Boston College's Gaudreau wins Hobey Baker Award
Johnny Gaudreau's final act as a Boston College Eagle was to accept the Hobey Baker trophy as the nation's top college player, in a ceremony held on Friday night in Philadelphia. (Dave Arnold/New England Hockey Journal)
PHILADELPHIA – Johnny, meet Hobey. Hobey, meet Johnny.
A year after being passed over, Johnny Gaudreau was announced as the winner of the 2014 Hobey Baker Award on Friday night, capping off an incredible season and a three-year college career that officially ended shortly before he received the award.
Gaudreau, who signed with the Calgary Flames roughly an hour before the ceremony began at the Loews Hotel in downtown Philadelphia, became the first Boston College player to win the award since Mike Mottau in 2000 after a season that begged for a unanimous vote.
It was also a bittersweet moment for Gaudreau, who was hoping to be playing down the road at the Wells Fargo Center in Saturday night's national championship game.
"It's tough to win this and not be playing with my team tomorrow night," he said. "The guys were here supporting me, and I wish I could've done a little bit more to get them there."
Gaudreau's season was not only the best of any player this year, but the best by a college player in some time. His 80 points (36 goals, 44 assists) was better than the next-best in the country, teammate Kevin Hayes, by 15. His assist total alone would have made him 15th on the nationwide points list. Not since Peter Sejna's 82 points in 2003 has a college player eclipsed the 80-point mark, and it's only happened three other times in the last 18 years.

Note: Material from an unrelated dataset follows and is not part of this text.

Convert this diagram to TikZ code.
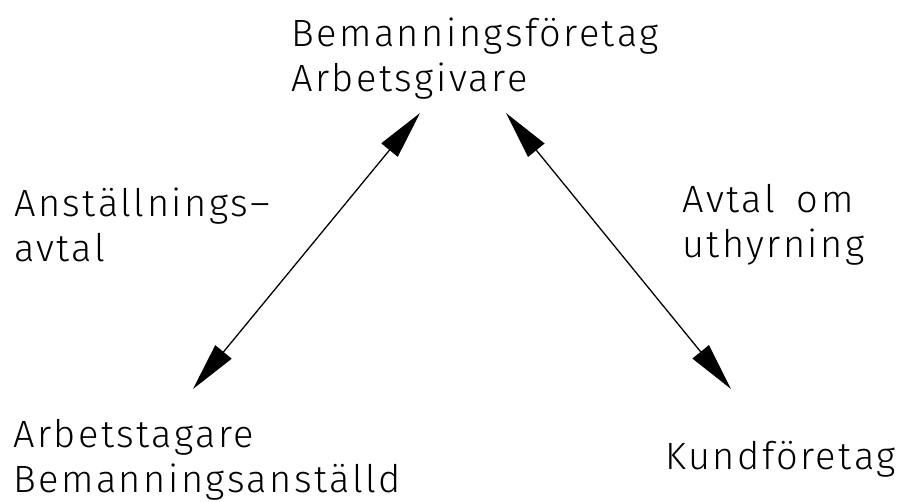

When the Eagles lost to Notre Dame on March 16, Gaudreau failed to score for the first time in 31 games. During that stretch, which began with the sixth game of the season, he collected 29 goals and 32 points. That 31-game period alone would have put him second in points in the country, behind Hayes.
Gaudreau did have some help. Hayes had a breakout senior season, scoring 27 goals and 38 assists while playing on the opposite wing from Gaudreau. The line's center, Bill Arnold (Needham, Mass.), finished with 14 goals and 39 assists. All three players had career highs in points in 2013-14.
Since they were put together on a line beginning with the Eagles' Dec. 6, 2013, game against New Hampshire (a 6-2 win), the trio combined for 54 goals and 80 assists over the final 26 games of the year.
"It's been a memorable experience playing with those two guys," said Gaudreau, who joined Arnold on a plane to Vancouver, as both players signed with the Flames Friday and were scheduled to play the Canucks Sunday night. "Kevin Hayes is a great, great player, offensively and defensively. Bill Arnold is one of the better players I've ever gotten the chance to play with, offensively and defensively, and those two guys have been great friends off the ice.
"I'm excited to see how well they're going to do at the next level."
As for Gaudreau, the big question about how he'll do at the next level revolves around his size. While he was able to use his speed and cunning against the larger bodies in the college ranks, the NHL is a different animal altogether.
That said, players like Brian Gionta and Nathan Gerbe have proven that you can be small and have success at the next level. It just helps if you happen to come from BC.
"Coach always had great connections with those guys, and those smaller guys, I just try to listen to what they're saying and use their advice wisely," Gaudreau said.